Extracted information —

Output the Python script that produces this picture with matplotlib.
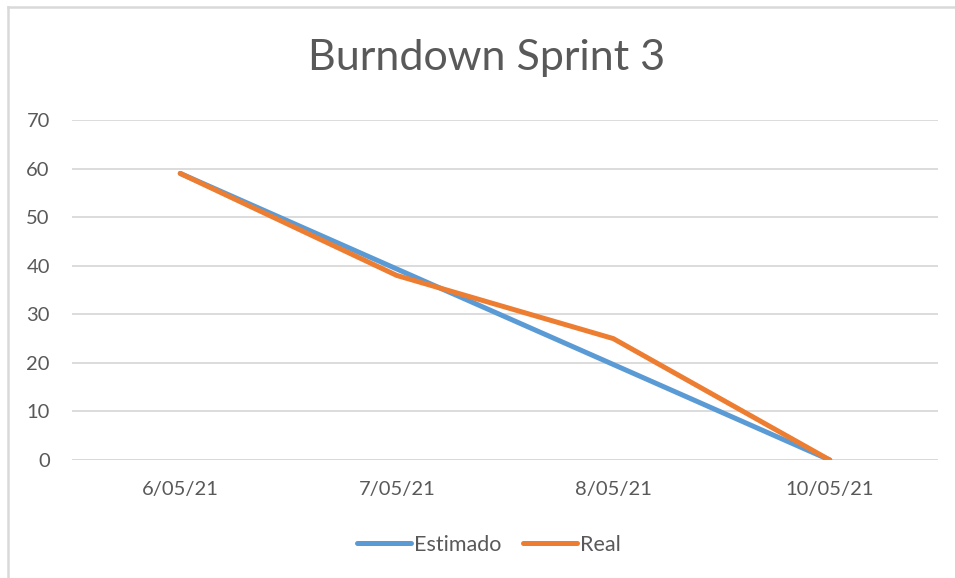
import matplotlib
matplotlib.use("Agg")
import matplotlib.pyplot as plt
from matplotlib.lines import Line2D

plt.rcParams['font.family'] = ['Lato', 'DejaVu Sans']

dates = ["6/05/21", "7/05/21", "8/05/21", "10/05/21"]
estimado = [59, 39.33, 19.67, 0]
real = [59, 38, 25, 0]
y_ticks = [0, 10, 20, 30, 40, 50, 60, 70]

text_color = "#595959"
grid_color = "#D9D9D9"
blue = "#5B9BD5"
orange = "#ED7D31"

fig = plt.figure(figsize=(9.55, 5.78), dpi=100)
ax = fig.add_axes([72 / 955, 1 - 460 / 578, (938 - 72) / 955, (460 - 120) / 578])

x = list(range(len(dates)))
ax.plot(x, estimado, color=blue, lw=3.6, solid_capstyle='round', solid_joinstyle='round', label="Estimado", zorder=3)
ax.plot(x, real, color=orange, lw=3.6, solid_capstyle='round', solid_joinstyle='round', label="Real", zorder=4)

ax.set_xlim(-0.5, len(dates) - 0.5)
ax.set_ylim(0, 70)
ax.set_yticks(y_ticks)
ax.set_xticks(x)
ax.set_xticklabels(dates)
ax.yaxis.grid(True, color=grid_color, lw=1.3)
ax.set_axisbelow(True)
for s in ax.spines.values():
    s.set_visible(False)
ax.tick_params(axis='both', length=0, colors=text_color, labelsize=14.5)
ax.tick_params(axis='y', pad=16)
ax.tick_params(axis='x', pad=15)
ax.axhline(0, color=grid_color, lw=1.3, zorder=1)

fig.text(487 / 955, 1 - 58 / 578, "Burndown Sprint 3", ha='center', va='center',
         fontsize=31, color=text_color)

handles = [Line2D([], [], color=blue, lw=3.6, solid_capstyle='round'),
           Line2D([], [], color=orange, lw=3.6, solid_capstyle='round')]
fig.legend(handles, ["Estimado", "Real"], loc='center', bbox_to_anchor=(489 / 955, 1 - 545 / 578),
           ncol=2, frameon=False, fontsize=15.5, labelcolor=text_color, handlelength=2.5,
           handletextpad=0.15, columnspacing=1.0)

# chart frame: only top and left edges fall inside the canvas
fig.add_artist(Line2D([8 / 955, 8 / 955], [0, 1 - 7 / 578], color="#D9D9D9", lw=1.8, transform=fig.transFigure))
fig.add_artist(Line2D([8 / 955, 1], [1 - 7 / 578, 1 - 7 / 578], color="#D9D9D9", lw=1.8, transform=fig.transFigure))

fig.savefig("out.png", dpi=100)
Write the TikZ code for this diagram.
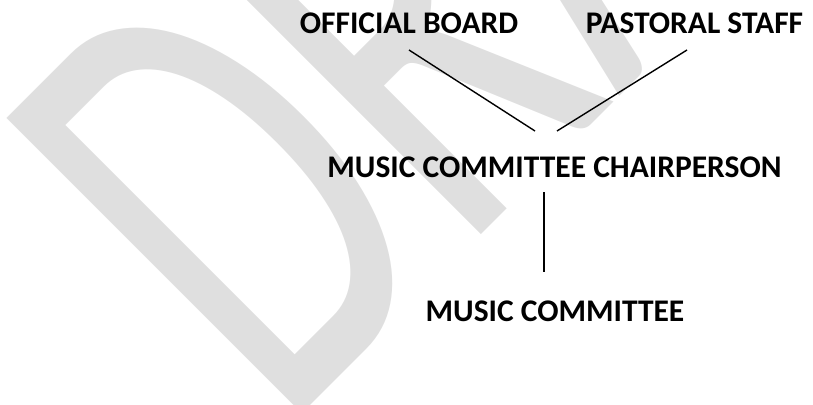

Problem requirements — Write the entries above out again exactly, but not the pictures.

Full solution —
Output the Python script that produces this picture with matplotlib.
import matplotlib
matplotlib.use("Agg")
import matplotlib.pyplot as plt
from matplotlib.lines import Line2D

plt.rcParams['font.family'] = ['Lato', 'DejaVu Sans']

dates = ["6/05/21", "7/05/21", "8/05/21", "10/05/21"]
estimado = [59, 39.33, 19.67, 0]
real = [59, 38, 25, 0]
y_ticks = [0, 10, 20, 30, 40, 50, 60, 70]

text_color = "#595959"
grid_color = "#D9D9D9"
blue = "#5B9BD5"
orange = "#ED7D31"

fig = plt.figure(figsize=(9.55, 5.78), dpi=100)
ax = fig.add_axes([72 / 955, 1 - 460 / 578, (938 - 72) / 955, (460 - 120) / 578])

x = list(range(len(dates)))
ax.plot(x, estimado, color=blue, lw=3.6, solid_capstyle='round', solid_joinstyle='round', label="Estimado", zorder=3)
ax.plot(x, real, color=orange, lw=3.6, solid_capstyle='round', solid_joinstyle='round', label="Real", zorder=4)

ax.set_xlim(-0.5, len(dates) - 0.5)
ax.set_ylim(0, 70)
ax.set_yticks(y_ticks)
ax.set_xticks(x)
ax.set_xticklabels(dates)
ax.yaxis.grid(True, color=grid_color, lw=1.3)
ax.set_axisbelow(True)
for s in ax.spines.values():
    s.set_visible(False)
ax.tick_params(axis='both', length=0, colors=text_color, labelsize=14.5)
ax.tick_params(axis='y', pad=16)
ax.tick_params(axis='x', pad=15)
ax.axhline(0, color=grid_color, lw=1.3, zorder=1)

fig.text(487 / 955, 1 - 58 / 578, "Burndown Sprint 3", ha='center', va='center',
         fontsize=31, color=text_color)

handles = [Line2D([], [], color=blue, lw=3.6, solid_capstyle='round'),
           Line2D([], [], color=orange, lw=3.6, solid_capstyle='round')]
fig.legend(handles, ["Estimado", "Real"], loc='center', bbox_to_anchor=(489 / 955, 1 - 545 / 578),
           ncol=2, frameon=False, fontsize=15.5, labelcolor=text_color, handlelength=2.5,
           handletextpad=0.15, columnspacing=1.0)

# chart frame: only top and left edges fall inside the canvas
fig.add_artist(Line2D([8 / 955, 8 / 955], [0, 1 - 7 / 578], color="#D9D9D9", lw=1.8, transform=fig.transFigure))
fig.add_artist(Line2D([8 / 955, 1], [1 - 7 / 578, 1 - 7 / 578], color="#D9D9D9", lw=1.8, transform=fig.transFigure))

fig.savefig("out.png", dpi=100)
Write the TikZ code for this diagram.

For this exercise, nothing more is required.